### [Given information]

>> start

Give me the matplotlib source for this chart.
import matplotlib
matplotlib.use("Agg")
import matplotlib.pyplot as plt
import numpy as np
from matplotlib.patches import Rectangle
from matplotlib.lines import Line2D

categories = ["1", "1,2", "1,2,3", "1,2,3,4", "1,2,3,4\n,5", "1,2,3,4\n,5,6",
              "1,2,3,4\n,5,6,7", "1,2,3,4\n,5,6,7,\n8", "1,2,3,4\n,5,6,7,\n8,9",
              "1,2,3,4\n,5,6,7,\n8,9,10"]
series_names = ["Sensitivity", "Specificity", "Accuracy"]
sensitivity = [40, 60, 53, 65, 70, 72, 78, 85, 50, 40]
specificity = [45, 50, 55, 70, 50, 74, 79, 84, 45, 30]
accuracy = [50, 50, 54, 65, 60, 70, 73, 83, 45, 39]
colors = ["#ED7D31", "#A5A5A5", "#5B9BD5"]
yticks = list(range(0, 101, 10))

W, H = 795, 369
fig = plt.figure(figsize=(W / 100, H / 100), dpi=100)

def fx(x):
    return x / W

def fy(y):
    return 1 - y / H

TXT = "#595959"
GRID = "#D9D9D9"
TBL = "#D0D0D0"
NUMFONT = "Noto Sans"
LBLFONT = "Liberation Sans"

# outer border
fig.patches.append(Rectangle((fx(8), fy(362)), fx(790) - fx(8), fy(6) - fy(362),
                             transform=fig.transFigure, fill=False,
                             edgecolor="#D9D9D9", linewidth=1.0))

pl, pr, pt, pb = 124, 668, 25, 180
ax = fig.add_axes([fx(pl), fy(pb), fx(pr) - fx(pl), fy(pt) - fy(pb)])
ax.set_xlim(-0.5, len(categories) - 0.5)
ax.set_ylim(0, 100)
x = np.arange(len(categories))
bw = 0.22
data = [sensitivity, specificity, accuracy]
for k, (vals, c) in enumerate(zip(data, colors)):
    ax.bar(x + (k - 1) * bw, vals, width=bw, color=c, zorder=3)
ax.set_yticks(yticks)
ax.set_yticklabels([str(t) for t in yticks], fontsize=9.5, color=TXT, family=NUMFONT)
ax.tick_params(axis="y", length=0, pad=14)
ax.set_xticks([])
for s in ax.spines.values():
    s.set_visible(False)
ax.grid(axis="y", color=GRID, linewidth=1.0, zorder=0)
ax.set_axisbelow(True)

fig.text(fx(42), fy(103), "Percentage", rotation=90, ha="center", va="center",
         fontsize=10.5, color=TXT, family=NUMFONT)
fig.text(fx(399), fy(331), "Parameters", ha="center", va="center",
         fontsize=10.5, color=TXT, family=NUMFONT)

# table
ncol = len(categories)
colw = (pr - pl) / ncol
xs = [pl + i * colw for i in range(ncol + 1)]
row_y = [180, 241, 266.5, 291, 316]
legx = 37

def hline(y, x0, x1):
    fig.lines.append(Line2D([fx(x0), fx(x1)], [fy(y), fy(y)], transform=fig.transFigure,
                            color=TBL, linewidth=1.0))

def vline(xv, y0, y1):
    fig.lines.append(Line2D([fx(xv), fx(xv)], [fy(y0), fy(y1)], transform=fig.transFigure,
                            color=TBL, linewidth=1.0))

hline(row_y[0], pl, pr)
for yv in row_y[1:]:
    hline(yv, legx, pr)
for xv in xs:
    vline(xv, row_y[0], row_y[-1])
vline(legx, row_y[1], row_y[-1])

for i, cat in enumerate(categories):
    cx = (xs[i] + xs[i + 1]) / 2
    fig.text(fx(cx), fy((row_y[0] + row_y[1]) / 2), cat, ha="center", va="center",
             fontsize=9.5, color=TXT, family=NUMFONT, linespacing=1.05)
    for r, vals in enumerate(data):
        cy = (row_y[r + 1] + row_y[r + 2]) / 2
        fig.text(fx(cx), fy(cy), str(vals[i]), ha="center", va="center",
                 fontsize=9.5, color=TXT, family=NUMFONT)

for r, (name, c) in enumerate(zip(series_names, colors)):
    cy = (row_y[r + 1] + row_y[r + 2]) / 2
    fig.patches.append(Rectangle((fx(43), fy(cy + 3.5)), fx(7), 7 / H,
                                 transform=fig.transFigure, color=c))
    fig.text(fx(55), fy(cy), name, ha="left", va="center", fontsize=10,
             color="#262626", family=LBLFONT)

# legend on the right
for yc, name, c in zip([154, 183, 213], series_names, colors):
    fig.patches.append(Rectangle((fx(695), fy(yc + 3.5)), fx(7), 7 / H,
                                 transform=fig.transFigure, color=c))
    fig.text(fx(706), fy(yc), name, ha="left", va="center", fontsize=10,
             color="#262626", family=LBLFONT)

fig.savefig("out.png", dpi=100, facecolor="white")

>> end
>> start

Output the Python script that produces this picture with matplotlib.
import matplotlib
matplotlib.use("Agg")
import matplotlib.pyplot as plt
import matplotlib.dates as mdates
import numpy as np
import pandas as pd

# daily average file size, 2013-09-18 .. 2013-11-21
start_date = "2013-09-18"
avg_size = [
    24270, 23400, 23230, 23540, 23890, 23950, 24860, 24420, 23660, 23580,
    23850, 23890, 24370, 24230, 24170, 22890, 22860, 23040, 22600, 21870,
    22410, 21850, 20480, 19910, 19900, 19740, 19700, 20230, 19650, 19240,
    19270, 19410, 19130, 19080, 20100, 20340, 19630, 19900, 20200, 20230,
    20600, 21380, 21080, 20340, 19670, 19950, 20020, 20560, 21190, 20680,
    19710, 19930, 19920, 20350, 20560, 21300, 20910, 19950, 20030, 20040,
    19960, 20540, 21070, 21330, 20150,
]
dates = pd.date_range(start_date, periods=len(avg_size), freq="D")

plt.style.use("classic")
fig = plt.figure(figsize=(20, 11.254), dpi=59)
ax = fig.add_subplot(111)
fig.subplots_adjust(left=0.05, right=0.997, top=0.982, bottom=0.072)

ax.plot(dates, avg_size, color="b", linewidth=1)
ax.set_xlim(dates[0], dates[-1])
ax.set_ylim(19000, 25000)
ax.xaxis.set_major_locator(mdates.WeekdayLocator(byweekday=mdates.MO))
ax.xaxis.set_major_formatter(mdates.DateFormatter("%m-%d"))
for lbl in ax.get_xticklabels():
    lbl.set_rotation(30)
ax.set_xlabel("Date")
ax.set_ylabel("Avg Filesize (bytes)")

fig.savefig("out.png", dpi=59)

>> end
>> start

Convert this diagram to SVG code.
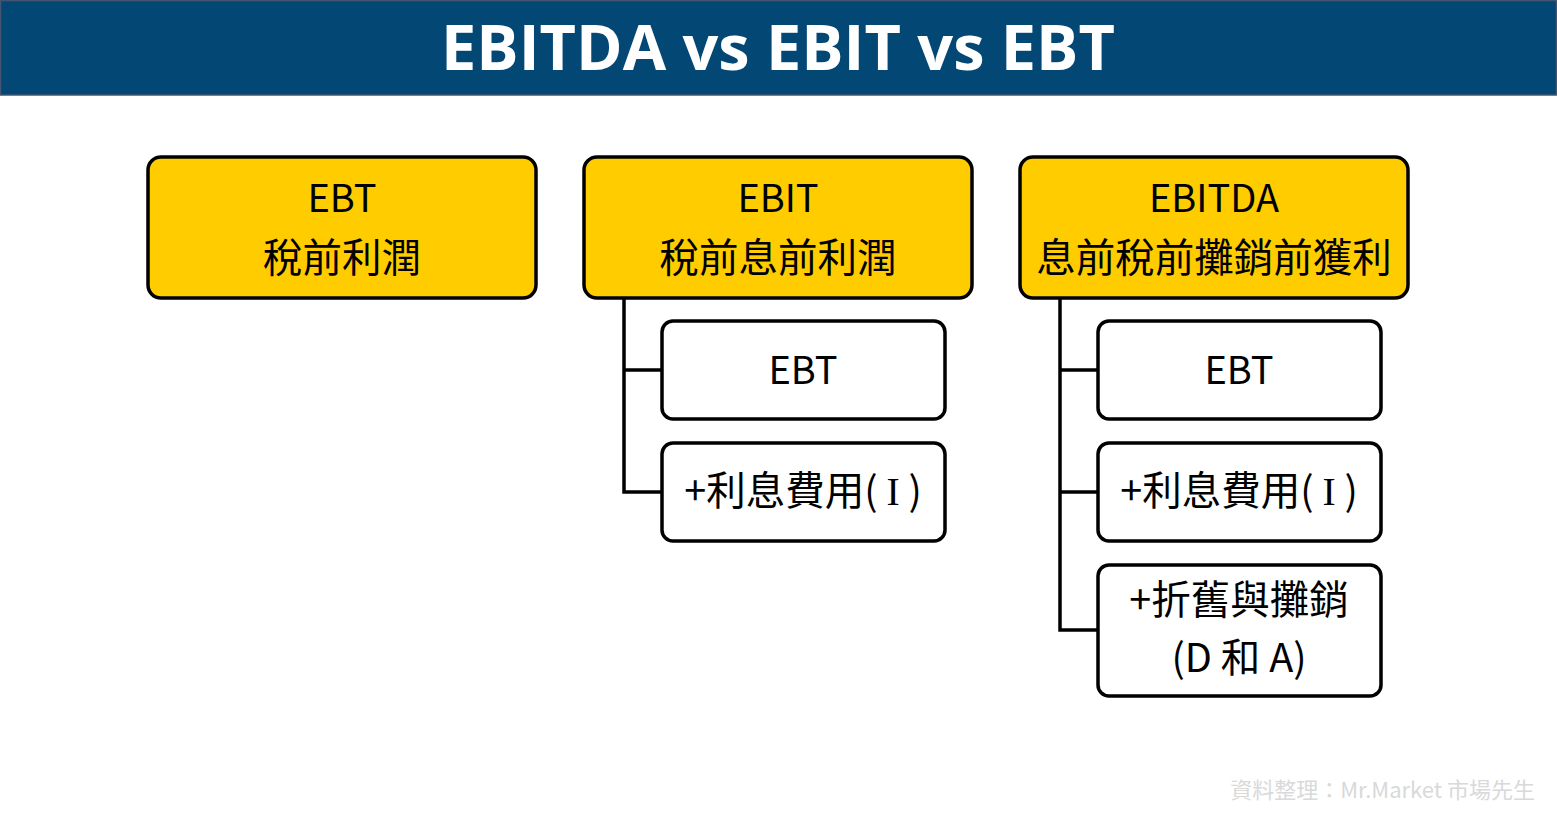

>> end

Collect every line from the records above that contains the word "this".

Give me the matplotlib source for this chart.
Output the Python script that produces this picture with matplotlib.
Convert this diagram to SVG code.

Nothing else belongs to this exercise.